True confession:  I think that WiFi has great potential for helping to address certain aspects of the digital divide, but I really have very little hands-on experience with it.

So I decided to give it a try today.

I went to an office supply shop, bought the cheapest available wireless network card for a laptop and took it home.  It happened to be a Belkin "High-Speed Mode Wireless G Notebook Network Card."  The box indicated that it was "802.11g,"125," and "2.4GHz."  However, what really interested me was the promise that installation was a matter of three easy steps, which I quote verbatim from the box:

1)  Insert the CD in your CD-ROM drive.

2)  Insert the High-Speed Mode Notebook Network Card into an available CarBus slot.

3)  Start networking!

And for once, the installation procedure really was as easy as advertised.  I love when that happens.

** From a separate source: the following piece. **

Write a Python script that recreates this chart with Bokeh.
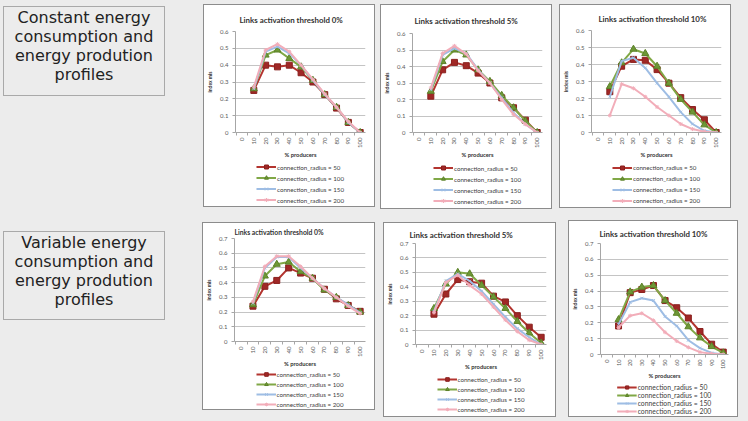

My plan was to install the card in a laptop at home, and then take the laptop to a nearby public hotspot in order to experiment with my new toy mobile productivity tool.  (Praise be to the Boston Wireless Advocacy Group, for maintaining a list of hotspots that are available for public use in and around Boston.)  However, as soon as I completed the installation, I was confronted with what was simultaneously a pleasant surprise and an ethical dilemma.

It turns out that someone who lives very near me has an unsecured wireless network, and that therefore the building where I live is - for technical if not for ethical purposes - a hotspot.

It is of course socially irresponsible to use someone else's wireless network without permission, and I can hardly even begin imagine what sort risks to data security that it would entail.  Fortunately, my scruples about this are wonderfully reinforced by the knowledge that the wireless signal appears to be rather weak and that my conventional internet access at home is quite reliable.